Folha de S. Paulo


Itamaraty requer desinfetante da transparência

Na semana passada, "O Globo" e a revista "Época" revelaram como um servidor do Itamaraty tentou impedir o livre acesso a telegramas oficiais sobre a suposta ligação entre o ex-presidente Lula e a empreiteira Odebrecht no exterior.

O funcionário sugeria aumentar o grau de sigilo da documentação. Reagindo ao escândalo com celeridade, o Itamaraty disponibilizou os documentos de imediato. Em seguida, porém, o ministério tentou defender o indefensável. Em nota pública, afirmou ter seguido "procedimento administrativo rotineiro, regular e previsto em lei".

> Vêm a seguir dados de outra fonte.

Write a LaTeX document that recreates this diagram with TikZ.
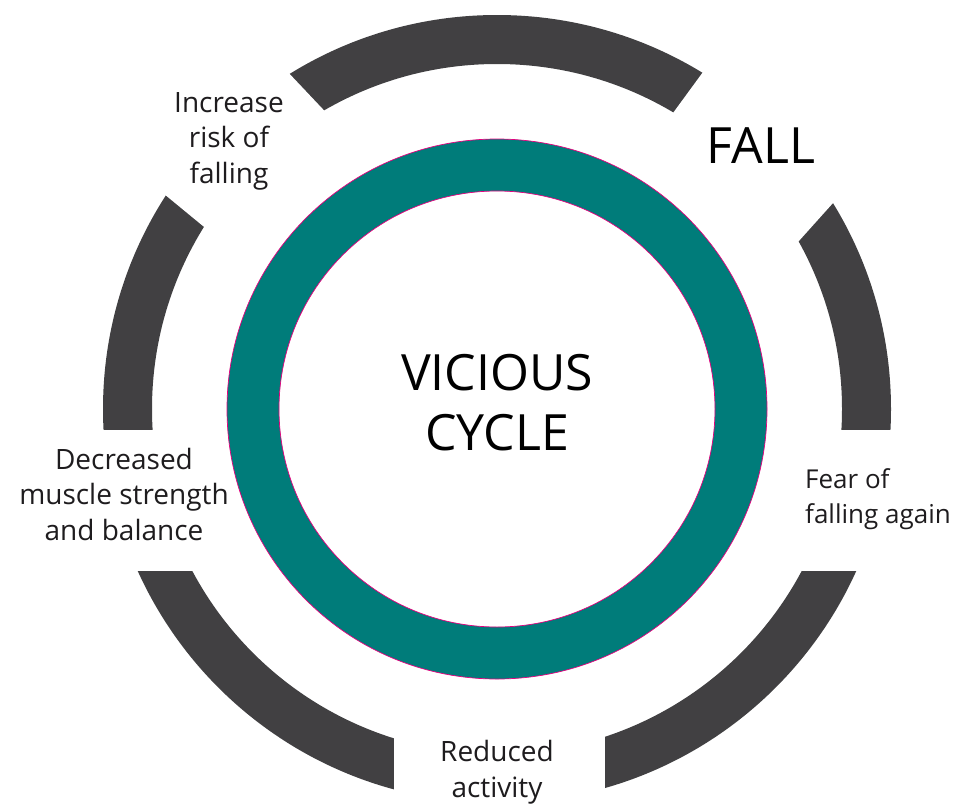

Trata-se de um truque. Primeiro, a lei brasileira estabelece que a classificação das informações será reavaliada com vistas à sua desclassificação ou à redução do prazo de sigilo, não a seu aumento.

A reclassificação de sigilo para cima é absolutamente excepcional, embora tenha se transformado em moeda corrente em partes do serviço público.

Segundo, a lei estabelece o direito de acesso à informação de acordo com critérios impessoais, como cabe numa república. Mas o servidor que propôs a reclassificação fugiu ao exame técnico da matéria, prendendo-se de forma discriminatória à trajetória pessoal do requerente.

De acordo com a reportagem de "O Globo", em um memorando, o servidor ressaltou que "o referido jornalista" já produziu "matérias sobre a empresa Odebrecht e um suposto envolvimento do ex-presidente Lula em seus negócios internacionais".

A nota expõe aquilo que o Itamaraty tem de pior: o ranço ainda presente do passado autoritário. Trinta anos de democracia não conseguiram desinfetar o ambiente.

Quando se trata dos documentos que arquiva, o Itamaraty ainda tem marcas de patrimonialismo.

Nos últimos 17 anos, como estudante e historiador profissional, vivi ali numerosos episódios deprimentes. O acesso aos documentos é arbitrário: amigos do rei de plantão têm a vida facilitada, enquanto a patuleia tem a vida dificultada.

Vi gente bem conectada ter acesso a documentos secretos que são negados a terceiros. Vi funcionários negarem a existência de documentos existentes. Vi demandas básicas por igualdade de tratamento ficarem sem resposta. Muito antes de escrever para esta Folha, também ouvi uma ameaça: "Cuidado com o que você escreve porque pode perder o acesso às fontes". Amigos, colegas e alunos tiveram experiências semelhantes.

Essa realidade começou a mudar há três anos, com a Lei de Acesso à Informação. Seu impacto no Itamaraty já é sentido. A geração de pesquisadores da qual faço parte tira o chapéu para aqueles funcionários que trabalham duro para implementá-la.

No entanto, o avanço é lento. A nota divulgada semana passada deu vários passos para trás.

A solução para o problema é simples e poderia ser implementada com uma canetada. Bastaria aprender as lições dos ministérios das relações exteriores de países como França, Reino Unido e Estados Unidos.

Lá, criaram-se comissões independentes para avaliar o trabalho de quem classifica informações. Participam diplomatas, arquivistas, acadêmicos e, às vezes, jornalistas.

O objetivo é um só: impedir que a tendência de todo Estado ao segredo comprometa a qualidade da democracia.

A transparência, afinal, é o melhor desinfetante.